Es geht um Begegnungen mit Menschen wie Max Mannheimer, der in der Tschechoslowakei lebte, als Hitlers Wehrmacht einmarschierte. Die Deutschen deportierten die gesamte Familie Mannheimer. In Auschwitz vergaste die SS Vater und Mutter, auch seine erste Frau und seine Schwester kamen um. Mannheimer und sein Bruder überlebten den Wahnsinn, über den er nun, so oft er kann, erzählt.

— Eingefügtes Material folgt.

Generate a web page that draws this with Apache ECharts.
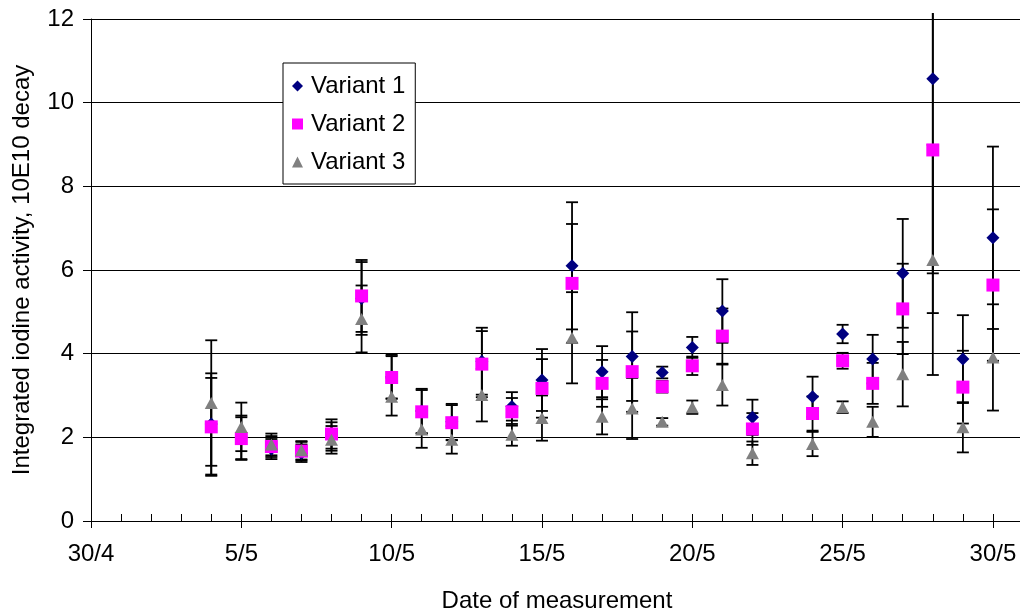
<!DOCTYPE html>
<html>
<head>
<meta charset="utf-8">
<script src="https://cdn.jsdelivr.net/npm/echarts@6/dist/echarts.min.js"></script>
<style>
  html, body { margin: 0; padding: 0; background: #fff; }
  #chart { width: 1020px; height: 613px; }
</style>
</head>
<body>
<div id="chart"></div>
<script>
// Measurement days (day of May; 30/4 is day 0 on the axis)
const days = [4, 5, 6, 7, 8, 9, 10, 11, 12, 13, 14, 15, 16, 17, 18, 19, 20, 21, 22, 24, 25, 26, 27, 28, 29, 30];

// Integrated iodine activity, 10E10 decay, with ± error per point
const variant1 = [2.32, 2.00, 1.72, 1.62, 2.02, 5.32, 3.45, 2.63, 2.37, 3.82, 2.74, 3.37, 6.10, 3.57, 3.93, 3.55, 4.15, 5.02, 2.48, 2.97, 4.47, 3.87, 5.92, 10.57, 3.87, 6.77];
const variant1Err = [1.21, 0.52, 0.24, 0.21, 0.34, 0.87, 0.52, 0.53, 0.43, 0.80, 0.34, 0.74, 1.52, 0.61, 1.06, 0.14, 0.25, 0.76, 0.42, 0.48, 0.22, 0.58, 1.30, 4.65, 1.05, 2.18];

const variant2 = [2.25, 1.97, 1.78, 1.67, 2.08, 5.38, 3.43, 2.61, 2.35, 3.75, 2.61, 3.17, 5.68, 3.29, 3.57, 3.21, 3.71, 4.42, 2.20, 2.57, 3.83, 3.29, 5.07, 8.87, 3.20, 5.64];
const variant2Err = [1.17, 0.51, 0.25, 0.22, 0.35, 0.86, 0.51, 0.52, 0.42, 0.79, 0.33, 0.70, 1.42, 0.56, 0.96, 0.14, 0.22, 0.66, 0.38, 0.41, 0.19, 0.49, 1.08, 3.90, 0.87, 1.81];

const variant3 = [2.82, 2.25, 1.83, 1.69, 1.94, 4.83, 2.97, 2.19, 1.94, 3.01, 2.06, 2.46, 4.38, 2.49, 2.69, 2.37, 2.72, 3.25, 1.62, 1.84, 2.72, 2.37, 3.51, 6.24, 2.24, 3.91];
const variant3Err = [1.50, 0.58, 0.26, 0.22, 0.33, 0.80, 0.45, 0.44, 0.33, 0.63, 0.26, 0.54, 1.09, 0.42, 0.73, 0.09, 0.16, 0.49, 0.28, 0.29, 0.14, 0.36, 0.77, 2.75, 0.60, 1.27];

// Axis tick labels
const xTickValues = [0, 5, 10, 15, 20, 25, 30];
const xTickLabels = ['30/4', '5/5', '10/5', '15/5', '20/5', '25/5', '30/5'];

const Y_MAX = 12;
const FONT = 'Arial, "Liberation Sans", sans-serif';
const FONT_SIZE = 24;

function points(values) {
  return days.map((d, i) => [d, values[i]]);
}
function errPoints(values, errs) {
  return days.map((d, i) => [d, values[i], errs[i]]);
}

// Vertical error bar with caps; clipped just above the top of the plot
function renderErrorBar(params, api) {
  const x = api.value(0);
  const y = api.value(1);
  const e = api.value(2);
  const pHi = api.coord([x, y + e]);
  const pLo = api.coord([x, y - e]);
  const topClip = api.coord([x, Y_MAX])[1] - 6;
  const clipped = pHi[1] < topClip;
  const yTop = clipped ? topClip : pHi[1];
  const half = 6;
  const style = { stroke: '#000', lineWidth: 1.8 };
  const children = [
    { type: 'line', shape: { x1: pLo[0], y1: pLo[1], x2: pLo[0], y2: yTop }, style: style },
    { type: 'line', shape: { x1: pLo[0] - half, y1: pLo[1], x2: pLo[0] + half, y2: pLo[1] }, style: style }
  ];
  if (!clipped) {
    children.push({ type: 'line', shape: { x1: pHi[0] - half, y1: pHi[1], x2: pHi[0] + half, y2: pHi[1] }, style: style });
  }
  return { type: 'group', children: children };
}

function errorSeries(name, values, errs) {
  return {
    name: name,
    type: 'custom',
    renderItem: renderErrorBar,
    encode: { x: 0, y: 1 },
    data: errPoints(values, errs),
    silent: true,
    z: 1
  };
}

const chart = echarts.init(document.getElementById('chart'), null, { renderer: 'canvas' });

chart.setOption({
  animation: false,
  backgroundColor: '#fff',
  grid: { left: 91, top: 19, width: 932, height: 502, containLabel: false, outerBoundsMode: 'none' },
  legend: {
    orient: 'vertical',
    left: 283,
    top: 63,
    padding: [11, 10, 10, 9],
    itemGap: 14,
    itemWidth: 11,
    itemHeight: 11,
    backgroundColor: '#fff',
    borderColor: '#000',
    borderWidth: 1,
    textStyle: { fontFamily: FONT, fontSize: FONT_SIZE, color: '#000', lineHeight: 24, padding: [0, 0, 0, 3] },
    data: [
      { name: 'Variant 1', icon: 'diamond' },
      { name: 'Variant 2', icon: 'rect' },
      { name: 'Variant 3', icon: 'triangle' }
    ]
  },
  xAxis: [
    {
      type: 'value',
      min: 0,
      max: 31,
      interval: 5,
      name: 'Date of measurement',
      nameLocation: 'middle',
      nameGap: 68,
      nameTextStyle: { fontFamily: FONT, fontSize: FONT_SIZE, color: '#000' },
      axisLine: { show: true, onZero: false, lineStyle: { color: '#000', width: 1 } },
      axisTick: { show: true, inside: false, length: 7, lineStyle: { color: '#000', width: 1 } },
      axisLabel: {
        fontFamily: FONT, fontSize: FONT_SIZE, color: '#000', margin: 21,
        showMaxLabel: false,
        formatter: function (v) {
          const i = xTickValues.indexOf(v);
          return i >= 0 ? xTickLabels[i] : '';
        }
      },
      splitLine: { show: false }
    },
    {
      // daily minor ticks (and the inner half of the major ticks)
      type: 'value',
      position: 'bottom',
      min: 0,
      max: 31,
      interval: 1,
      axisLine: { show: false, onZero: false },
      axisTick: { show: true, inside: true, length: 7, lineStyle: { color: '#000', width: 1 } },
      axisLabel: { show: false },
      splitLine: { show: false }
    }
  ],
  yAxis: {
    type: 'value',
    min: 0,
    max: Y_MAX,
    interval: 2,
    name: 'Integrated iodine activity, 10E10 decay',
    nameLocation: 'middle',
    nameGap: 57,
    nameTextStyle: { fontFamily: FONT, fontSize: FONT_SIZE, color: '#000' },
    axisLine: { show: true, lineStyle: { color: '#000', width: 1 } },
    axisTick: { show: true, inside: false, length: 8, lineStyle: { color: '#000', width: 1 } },
    axisLabel: { fontFamily: FONT, fontSize: FONT_SIZE, color: '#000', margin: 17 },
    splitLine: { show: true, lineStyle: { color: '#000', width: 1 } }
  },
  series: [
    errorSeries('err1', variant1, variant1Err),
    errorSeries('err2', variant2, variant2Err),
    errorSeries('err3', variant3, variant3Err),
    {
      name: 'Variant 1',
      type: 'scatter',
      symbol: 'diamond',
      symbolSize: [13, 13],
      itemStyle: { color: '#000080', opacity: 1 },
      data: points(variant1),
      z: 3
    },
    {
      name: 'Variant 2',
      type: 'scatter',
      symbol: 'rect',
      symbolSize: [13, 13],
      itemStyle: { color: '#FF00FF', opacity: 1 },
      data: points(variant2),
      z: 4
    },
    {
      name: 'Variant 3',
      type: 'scatter',
      symbol: 'triangle',
      symbolSize: [13, 12],
      itemStyle: { color: '#808080', opacity: 1 },
      data: points(variant3),
      z: 5
    }
  ]
});
</script>
</body>
</html>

Seine Auftritte wecken reges Interesse: von Wissenslücken bei seinen jungen Zuhörern hat er nichts mitbekommen, auch nicht, dass es ein Gefälle beim Bildungsniveau gibt. Im Gegenteil: Bei Besuchen in Hauptschulen, die jetzt Oberschulen heißen, stelle man ihm sogar besonders gute Fragen. "Die sind oft weniger verdruckst als bei den Gymnasien", sagt Mannheimer. "Das sind keine Depperl. Die wollen wissen, warum ihre Urgroßeltern einem Massenmörder nachliefen."

Wie aber soll man mit dem Thema NS-Diktatur und Holocaust umgehen, wenn er und die anderen Zeitzeugen nicht mehr da sind? "Die Zeit ist ja ausreichend dokumentiert", so Mannheimer, also sei genug vorhanden, um die Lehren von Auschwitz zum Wohle künftiger Generationen weiterzugeben.

Doch sicher ist er sich nicht: "Ich stamme zwar aus dem Volke der Propheten, aber ich zähle mich nicht dazu", sagt Mannheimer und fügt hinzu: "Letztendlich hängt es von der Funktionsfähigkeit der deutschen Demokratie ab, ob das Kapitel weggeschoben wird."